Todas estas palabras y reflexiones no son una amenaza de un “Dios demasiado justo”; sino que son simples consecuencias que corresponden a la singularidad de nuestra Redención. Si hay un mensaje que nunca pierde su urgencia, es el Evangelio. ¡Y éste necesita sus mensajeros! Así dice en el Libro de Isaías:
“Entonces voló hacia mí uno de los serafines con una braza en la mano, que con las tenazas había tomado de sobre el altar, y tocó mi boca diciendo: ‘Como esto ha tocado tus labios, se ha retirado tu culpa, tu pecado está expiado.’ Y percibí la voz del Señor que decía: ‘¿A quién enviaré?, ¿quién irá de nuestra parte?’ Entonces dije: ‘Yo mismo: envíame’.” (Is 6,6-8)
Nosotros, los cristianos, hemos sido lavados en la sangre del Cordero (cf. Ap 7,14), y una y otra vez podemos volver a purificarnos en ella a través del sacramento de la confesión. ¡Y hemos sido enviados!
En la actual crisis mundial, se vuelve tanto más urgente anunciar el Evangelio y dirigirnos al Espíritu Santo, para que seamos conscientes de esta “misión del amor”. Ha de ser proclamado el verdadero Evangelio, que no se acomoda al espíritu del mundo. No les ayudaría a las personas si la Iglesia incluso los confirmaría en sus caminos equivocados.
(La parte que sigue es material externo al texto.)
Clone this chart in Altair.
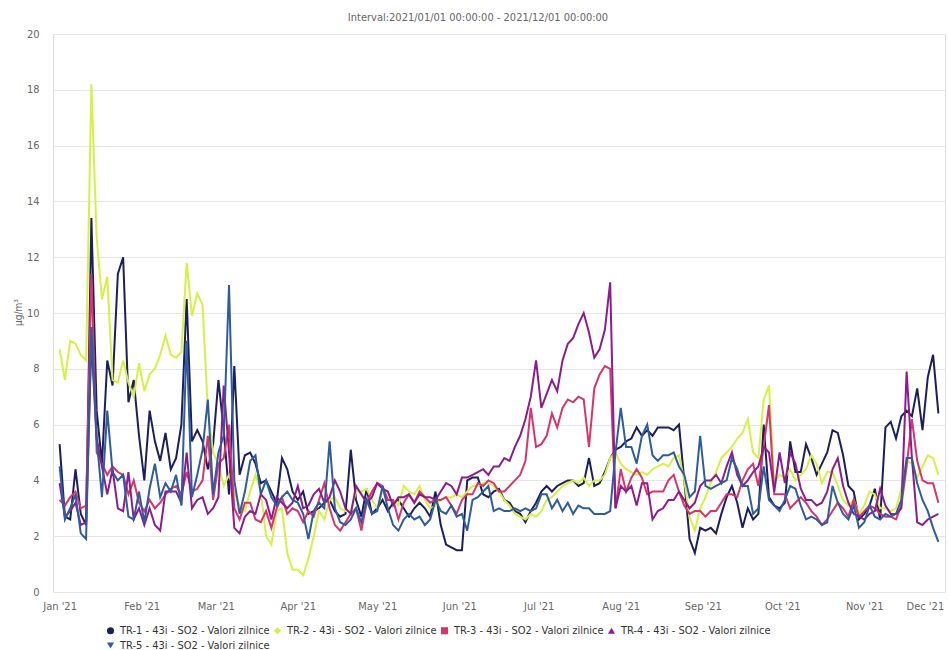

El evangelio ha de ser anunciado oportuna o importunamente, como escribe el Apóstol de los Gentiles a Timoteo: “Proclama la palabra, insiste a tiempo y a destiempo; reprende, amenaza, exhorta con toda paciencia y doctrina. Pues vendrá un tiempo en que no soportarán la sana doctrina, sino que se rodearán de maestros a la medida de sus pasiones para halagarse el oído. Cerrarán sus oídos a la verdad y se volverán a los mitos” (2Tim 4,2-4).
¿No está describiendo aquí San Pablo con precisión nuestros tiempos? Así que también sigue vigente para cada uno la exhortación de anunciar auténticamente el Evangelio, conforme a los dones que Dios le ha dado. ¡Él nos lo recompensará!